Equipping psychology students for the world of work

Hixenbaugh, Paula
Reed, Corriene
University of Westminster,

As the job market becomes evermore competitive, students' ability to demonstrate experience and applied skills is becoming increasingly important. A past president of the British Psychological Society estimated that about 85% of psychology graduates do not go on to become professional psychologists. Yet a survey of first year students at the University of Westminster revealed that 90% of them wanted a career in psychology. Psychology graduates go on to work in a wide variety of fields including management, social services, human resources and teaching. What are the skills that U.K employers need in graduates? How well are we preparing our graduates for the workplace? This discussion will explore how the psychology curriculum can incorporate specific transferable skills and provide opportunities for accredited work experiences. The skills that students acquire during their psychology degree will be discussed and ways to make these skills more explicit to students will be explored.

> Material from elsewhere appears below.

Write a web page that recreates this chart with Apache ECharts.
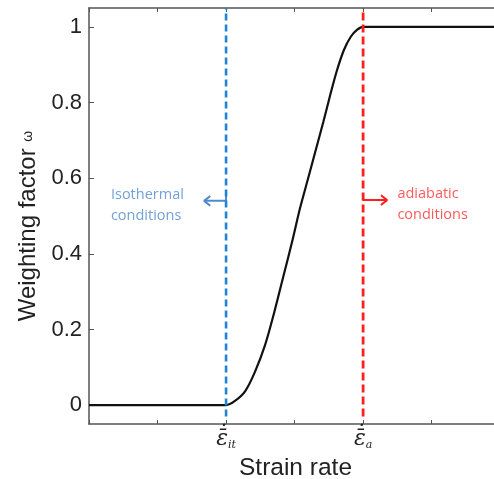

A successful work experience framework used at the University of Westminster, London, will be presented as an example of how students can gain meaningful applied experience. Applied work benefits the students, the University, and future employers. Students gain an understanding of how psychological theory can be applied to real life issues. They also learn about the professional skills necessary for working in an applied setting, which helps to inform their future career choices. Universities gain valuable contacts within the local community and employers gain graduates with work experience. Methods of the assessment of work experience in order to enable students to gain academic credit will be explored.